According to Coburn, millennials will be the ones hit hardest by the out-of-control deficit accumulated in the United States.

“The average millennial is going to have to pay back $1.7 million over the next 50 years,” he stated. “That’s over thirty thousand bucks a year, and they already have a declining median income. People don’t know how much a billion is. If you make $40,000 a year, you have to work 25 years to make a million dollars. To make a billion, you have to work 25,000 years. Now we know what a billion is . . . and that’s just pocket change to career politicians.”

Coburn isn’t just complaining.  He offers this radical solution which some conservatives are fearful of.

Sen.
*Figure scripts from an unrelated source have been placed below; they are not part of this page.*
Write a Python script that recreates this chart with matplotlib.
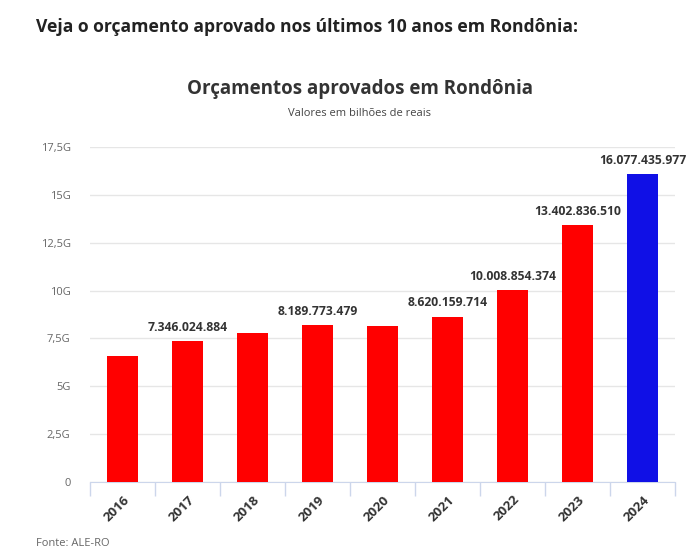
import matplotlib.pyplot as plt
import numpy as np

plt.rcParams['font.family'] = ['Open Sans', 'DejaVu Sans']

# dados (bilhões de reais)
anos = ['2016', '2017', '2018', '2019', '2020', '2021', '2022', '2023', '2024']
valores = [6.58, 7.346024884, 7.78, 8.189773479, 8.16, 8.620159714,
           10.008854374, 13.402836510, 16.077435977]
rotulos = ['', '7.346.024.884', '', '8.189.773.479', '', '8.620.159.714',
           '10.008.854.374', '13.402.836.510', '16.077.435.977']
cores = ['#ff0000'] * 8 + ['#1010e6']
yticks = [0, 2.5, 5, 7.5, 10, 12.5, 15, 17.5]
ytick_labels = ['0', '2,5G', '5G', '7,5G', '10G', '12,5G', '15G', '17,5G']

fig = plt.figure(figsize=(6.91, 5.5), dpi=100)
ax = fig.add_axes([90 / 691, 68 / 550, 585 / 691, 335 / 550])

x = np.arange(len(anos))
ax.bar(x, valores, width=0.48, color=cores, zorder=3)

for xi, v, r in zip(x, valores, rotulos):
    if r:
        ax.text(xi, v + 0.4, r, ha='center', va='bottom', fontsize=8.7,
                fontweight='bold', color='#333333', zorder=4)

ax.set_xlim(-0.5, len(anos) - 0.5)
ax.set_ylim(0, 17.5)
ax.set_yticks(yticks)
ax.set_yticklabels(ytick_labels, color='#666666', fontsize=8)
ax.tick_params(axis='y', length=0, pad=14)
ax.yaxis.grid(True, color='#e6e6e6', linewidth=1, zorder=0)

ax.set_xticks(x)
ax.set_xticklabels(anos, rotation=45, ha='right', rotation_mode='anchor',
                   fontsize=9.5, fontweight='bold', color='#333333')
ax.tick_params(axis='x', length=0, pad=8)
# marcas entre categorias
ax.set_xticks(np.arange(-0.5, len(anos)), minor=True)
ax.tick_params(axis='x', which='minor', length=10, color='#ccd6eb', width=1)

for s in ['top', 'right', 'left']:
    ax.spines[s].set_visible(False)
ax.spines['bottom'].set_color('#ccd6eb')

fig.text(36 / 691, 1 - 27 / 550, 'Veja o orçamento aprovado nos últimos 10 anos em Rondônia:',
         fontsize=12.6, fontweight='bold', color='#222222', va='center', ha='left')
fig.text(360 / 691, 1 - 89 / 550, 'Orçamentos aprovados em Rondônia',
         fontsize=13.5, fontweight='bold', color='#333333', va='center', ha='center')
fig.text(360 / 691, 1 - 114 / 550, 'Valores em bilhões de reais',
         fontsize=8, color='#444444', va='center', ha='center')
fig.text(36 / 691, 1 - 543 / 550, 'Fonte: ALE-RO',
         fontsize=8, color='#666666', va='center', ha='left')

fig.savefig('out.png', dpi=100)
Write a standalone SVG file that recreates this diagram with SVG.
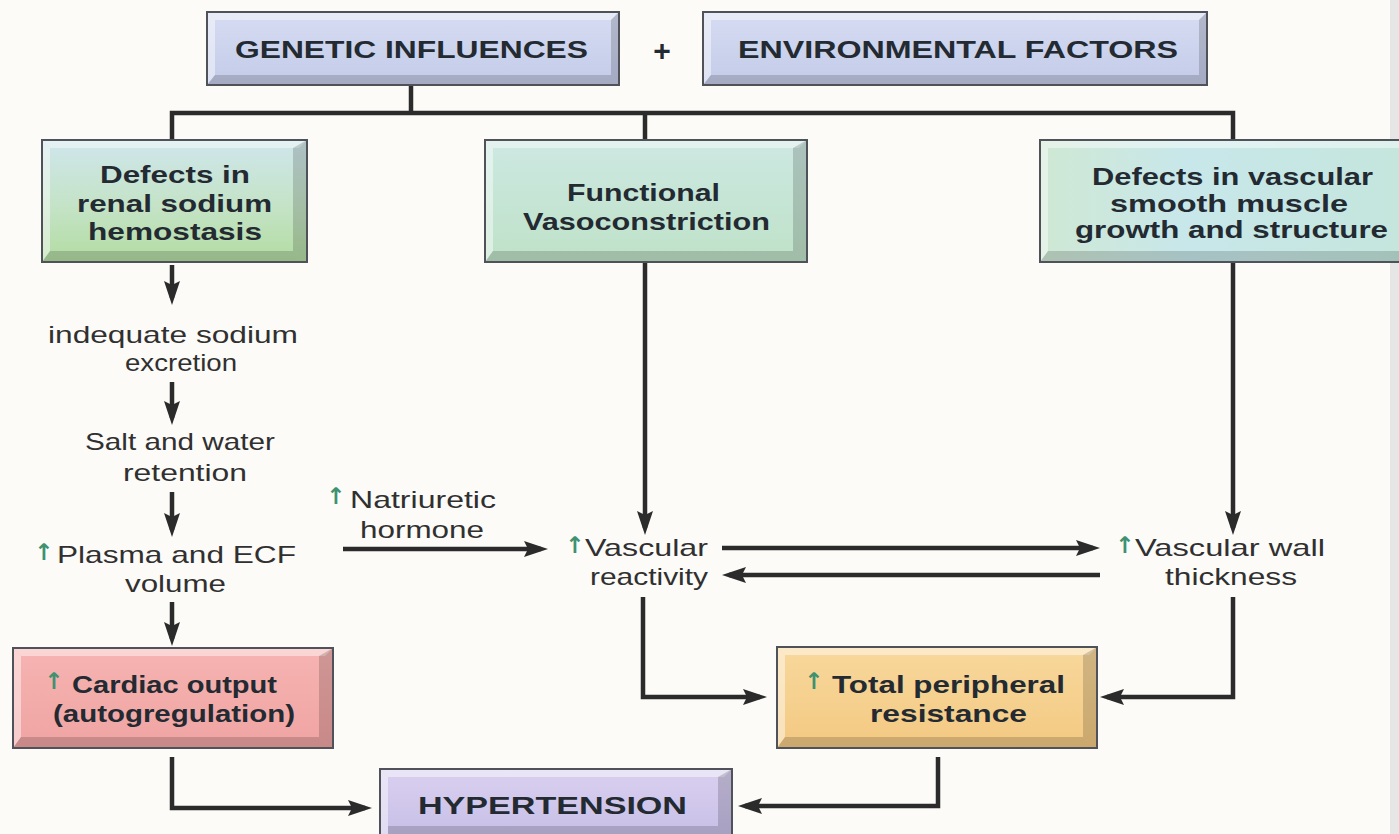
<svg xmlns="http://www.w3.org/2000/svg" width="1399" height="834" viewBox="0 0 1399 834">
<style>
.bx{font-family:"Liberation Sans",Arial,sans-serif;font-weight:bold;font-size:24px;fill:#232a32;text-anchor:start}
.tx{font-family:"Liberation Sans",Arial,sans-serif;font-size:24px;fill:#303030}
.up{font-family:"DejaVu Sans",sans-serif;font-size:23px;font-weight:bold;fill:#3e9270}
.edge{fill:none;stroke:#50525a;stroke-width:2}
.lt{fill:#ffffff;opacity:0.45}
.dk{fill:#000000;opacity:0.16}
.cn{fill:none;stroke:#2b2b2b;stroke-width:4.5}
.ca{fill:none;stroke:#2b2b2b;stroke-width:4.5;marker-end:url(#ah)}
</style>
<defs>
<marker id="ah" viewBox="0 0 24 16" refX="17" refY="8" markerWidth="24" markerHeight="16" markerUnits="userSpaceOnUse" orient="auto">
<path d="M0,0 L24,8 L0,16 L4,8 Z" fill="#2b2b2b"/>
</marker>
<linearGradient id="gBlue" x1="0" y1="0" x2="0" y2="1"><stop offset="0" stop-color="#d6dcf2"/><stop offset="1" stop-color="#c3cbe8"/></linearGradient>
<linearGradient id="gGreen1" x1="0" y1="0" x2="0" y2="1"><stop offset="0" stop-color="#cfe6ec"/><stop offset="0.55" stop-color="#c4e3c6"/><stop offset="1" stop-color="#b3dca2"/></linearGradient>
<linearGradient id="gGreen2" x1="0" y1="0" x2="0" y2="1"><stop offset="0" stop-color="#cde8e2"/><stop offset="1" stop-color="#bfe2c8"/></linearGradient>
<linearGradient id="gGreen3" x1="0" y1="0" x2="1" y2="0"><stop offset="0" stop-color="#cfe8d4"/><stop offset="0.4" stop-color="#c8e7ea"/><stop offset="1" stop-color="#c4e6dc"/></linearGradient>
<linearGradient id="gPink" x1="0" y1="0" x2="0" y2="1"><stop offset="0" stop-color="#f6b4b2"/><stop offset="1" stop-color="#efa4a2"/></linearGradient>
<linearGradient id="gOrange" x1="0" y1="0" x2="0" y2="1"><stop offset="0" stop-color="#f8d89c"/><stop offset="1" stop-color="#f3c982"/></linearGradient>
<linearGradient id="gPurple" x1="0" y1="0" x2="0" y2="1"><stop offset="0" stop-color="#d9d0f0"/><stop offset="1" stop-color="#c6bde6"/></linearGradient>
</defs>
<rect x="0" y="0" width="1399" height="834" fill="#fcfbf8"/>
<rect x="1390" y="0" width="9" height="834" fill="#e6e6e6"/>

<g id="connectors">
<path class="cn" d="M411,85 V113"/>
<path class="cn" d="M172,141 V113 H1233 V141"/>
<path class="cn" d="M645,113 V141"/>
<path class="ca" d="M172,265 V298"/>
<path class="ca" d="M172,382 V418"/>
<path class="ca" d="M172,492 V530"/>
<path class="ca" d="M172,602 V639"/>
<path class="ca" d="M343,549 H541"/>
<path class="ca" d="M645,262 V528"/>
<path class="ca" d="M1233,262 V528"/>
<path class="ca" d="M722,548 H1093"/>
<path class="ca" d="M1100,575 H729"/>
<path class="ca" d="M643,597 V697 H760"/>
<path class="ca" d="M1233,597 V697 H1107"/>
<path class="ca" d="M172,757 V808 H365"/>
<path class="ca" d="M938,757 V806 H745"/>
</g>

<g id="genetic">
<rect x="207" y="12" width="412" height="73" fill="url(#gBlue)"/>
<polygon class="lt" points="207,12 619,12 611,20 215,20"/>
<polygon class="lt" points="207,12 215,20 215,75 207,85"/>
<polygon class="dk" points="619,12 619,85 611,75 611,20"/>
<polygon class="dk" points="207,85 619,85 611,75 215,75"/>
<rect class="edge" x="207" y="12" width="412" height="73"/>
<text class="bx" x="235" y="58" textLength="353" lengthAdjust="spacingAndGlyphs">GENETIC INFLUENCES</text>
</g>

<g id="plus">
<text class="bx" x="662" y="61" style="text-anchor:middle;font-size:30px">+</text>
</g>

<g id="environmental">
<rect x="703" y="12" width="504" height="73" fill="url(#gBlue)"/>
<polygon class="lt" points="703,12 1207,12 1199,20 711,20"/>
<polygon class="lt" points="703,12 711,20 711,75 703,85"/>
<polygon class="dk" points="1207,12 1207,85 1199,75 1199,20"/>
<polygon class="dk" points="703,85 1207,85 1199,75 711,75"/>
<rect class="edge" x="703" y="12" width="504" height="73"/>
<text class="bx" x="738" y="58" textLength="440" lengthAdjust="spacingAndGlyphs">ENVIRONMENTAL FACTORS</text>
</g>

<g id="renal">
<rect x="42" y="140" width="265" height="122" fill="url(#gGreen1)"/>
<polygon class="lt" points="42,140 307,140 299,148 50,148"/>
<polygon class="lt" points="42,140 50,148 50,251 42,262"/>
<polygon class="dk" points="307,140 307,262 293,251 293,148"/>
<polygon class="dk" points="42,262 307,262 293,251 50,251"/>
<rect class="edge" x="42" y="140" width="265" height="122"/>
<text class="bx" x="100" y="183" textLength="150" lengthAdjust="spacingAndGlyphs">Defects in</text>
<text class="bx" x="77" y="212" textLength="195" lengthAdjust="spacingAndGlyphs">renal sodium</text>
<text class="bx" x="88" y="240" textLength="174" lengthAdjust="spacingAndGlyphs">hemostasis</text>
</g>

<g id="functional">
<rect x="485" y="140" width="322" height="122" fill="url(#gGreen2)"/>
<polygon class="lt" points="485,140 807,140 799,148 493,148"/>
<polygon class="lt" points="485,140 493,148 493,251 485,262"/>
<polygon class="dk" points="807,140 807,262 793,251 793,148"/>
<polygon class="dk" points="485,262 807,262 793,251 493,251"/>
<rect class="edge" x="485" y="140" width="322" height="122"/>
<text class="bx" x="567" y="201" textLength="153" lengthAdjust="spacingAndGlyphs">Functional</text>
<text class="bx" x="523" y="230" textLength="247" lengthAdjust="spacingAndGlyphs">Vasoconstriction</text>
</g>

<g id="vascular-defects">
<rect x="1040" y="140" width="370" height="122" fill="url(#gGreen3)"/>
<polygon class="lt" points="1040,140 1410,140 1410,148 1048,148"/>
<polygon class="lt" points="1040,140 1048,148 1048,251 1040,262"/>
<polygon class="dk" points="1040,262 1410,262 1410,251 1048,251"/>
<path class="edge" d="M1410,140 H1040 V262 H1410"/>
<text class="bx" x="1092" y="185" textLength="281" lengthAdjust="spacingAndGlyphs">Defects in vascular</text>
<text class="bx" x="1110" y="212" textLength="238" lengthAdjust="spacingAndGlyphs">smooth muscle</text>
<text class="bx" x="1075" y="238" textLength="313" lengthAdjust="spacingAndGlyphs">growth and structure</text>
</g>

<g id="sodium-excretion">
<text class="tx" x="48" y="343" textLength="250" lengthAdjust="spacingAndGlyphs">indequate sodium</text>
<text class="tx" x="125" y="371" textLength="112" lengthAdjust="spacingAndGlyphs">excretion</text>
</g>

<g id="salt-water">
<text class="tx" x="85" y="450" textLength="190" lengthAdjust="spacingAndGlyphs">Salt and water</text>
<text class="tx" x="123" y="481" textLength="124" lengthAdjust="spacingAndGlyphs">retention</text>
</g>

<g id="plasma">
<text class="up" x="44" y="560" text-anchor="middle">↑</text>
<text class="tx" x="57" y="563" textLength="239" lengthAdjust="spacingAndGlyphs">Plasma and ECF</text>
<text class="tx" x="125" y="592" textLength="101" lengthAdjust="spacingAndGlyphs">volume</text>
</g>

<g id="natriuretic">
<text class="up" x="336" y="504" text-anchor="middle">↑</text>
<text class="tx" x="350" y="508" textLength="146" lengthAdjust="spacingAndGlyphs">Natriuretic</text>
<text class="tx" x="360" y="538" textLength="124" lengthAdjust="spacingAndGlyphs">hormone</text>
</g>

<g id="vascular-reactivity">
<text class="up" x="575" y="553" text-anchor="middle">↑</text>
<text class="tx" x="585" y="556" textLength="123" lengthAdjust="spacingAndGlyphs">Vascular</text>
<text class="tx" x="590" y="585" textLength="118" lengthAdjust="spacingAndGlyphs">reactivity</text>
</g>

<g id="wall-thickness">
<text class="up" x="1125" y="553" text-anchor="middle">↑</text>
<text class="tx" x="1135" y="556" textLength="190" lengthAdjust="spacingAndGlyphs">Vascular wall</text>
<text class="tx" x="1165" y="585" textLength="132" lengthAdjust="spacingAndGlyphs">thickness</text>
</g>

<g id="cardiac">
<rect x="13" y="648" width="320" height="100" fill="url(#gPink)"/>
<polygon class="lt" points="13,648 333,648 325,656 21,656"/>
<polygon class="lt" points="13,648 21,656 21,737 13,748"/>
<polygon class="dk" points="333,648 333,748 319,737 319,656"/>
<polygon class="dk" points="13,748 333,748 319,737 21,737"/>
<rect class="edge" x="13" y="648" width="320" height="100"/>
<text class="up" x="54" y="689" text-anchor="middle">↑</text>
<text class="bx" x="72" y="693" textLength="205" lengthAdjust="spacingAndGlyphs">Cardiac output</text>
<text class="bx" x="53" y="722" textLength="242" lengthAdjust="spacingAndGlyphs">(autogregulation)</text>
</g>

<g id="resistance">
<rect x="777" y="647" width="320" height="101" fill="url(#gOrange)"/>
<polygon class="lt" points="777,647 1097,647 1089,655 785,655"/>
<polygon class="lt" points="777,647 785,655 785,737 777,748"/>
<polygon class="dk" points="1097,647 1097,748 1083,737 1083,655"/>
<polygon class="dk" points="777,748 1097,748 1083,737 785,737"/>
<rect class="edge" x="777" y="647" width="320" height="101"/>
<text class="up" x="814" y="689" text-anchor="middle">↑</text>
<text class="bx" x="832" y="693" textLength="233" lengthAdjust="spacingAndGlyphs">Total peripheral</text>
<text class="bx" x="870" y="722" textLength="157" lengthAdjust="spacingAndGlyphs">resistance</text>
</g>

<g id="hypertension">
<rect x="380" y="769" width="352" height="75" fill="url(#gPurple)"/>
<polygon class="lt" points="380,769 732,769 724,777 388,777"/>
<polygon class="lt" points="380,769 388,777 388,834 380,834"/>
<polygon class="dk" points="732,769 732,834 718,834 718,777"/>
<polygon class="dk" points="388,826 718,826 718,834 388,834"/>
<rect class="edge" x="380" y="769" width="352" height="75"/>
<text class="bx" x="418" y="814" textLength="269" lengthAdjust="spacingAndGlyphs">HYPERTENSION</text>
</g>
</svg>
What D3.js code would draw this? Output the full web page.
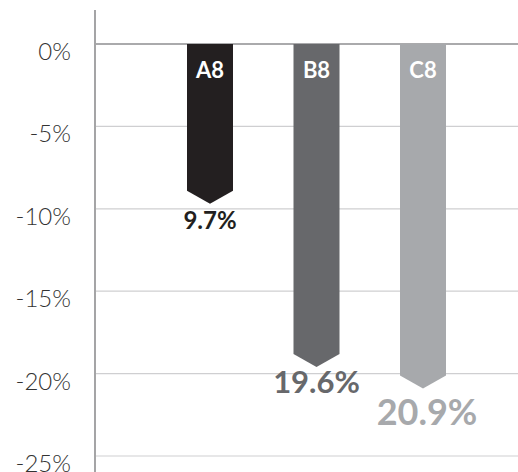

Coburn proposes to do this by using one of the two methods of amending the U.S. Constitution laid out in Article V of that document — the Convention of States. Coburn made an argument for a convention in his newest book, “Smashing the DC Monopoly: Using Article V to Restore Freedom and Stop America’s Runaway Government.”

For an Article V Convention to occur, two-thirds of the state legislatures must pass an application for Congress to call one. Twelve states out of the 34 necessary have submitted such an application. All the state applications must deal with the same topics, and the 12 currently submitted call for amendments limiting the scope of the federal government, imposing a balanced budget on Congress, and giving term limits to Washington politicians.

“We can actually rebalance more power back to the people,” Coburn stated concerning these applications. “Bringing the power back to where the people actually have an input in it will actually solve some of the problems that are facing our country.”

Here’s how an Article V convention would actually work:

At an Article V Convention, states would send delegates chosen however they saw fit, who would discuss the issues laid out in the submitted applications. Proposed amendments would go back to the state legislatures for ratification, and they would not become part of the Constitution until three-fourths of the states had ratified them.

Coburn believes an Article V convention would be restrained by the fact three-fourths of the states would have to ratify any new amendments.  The runaway convention is a myth.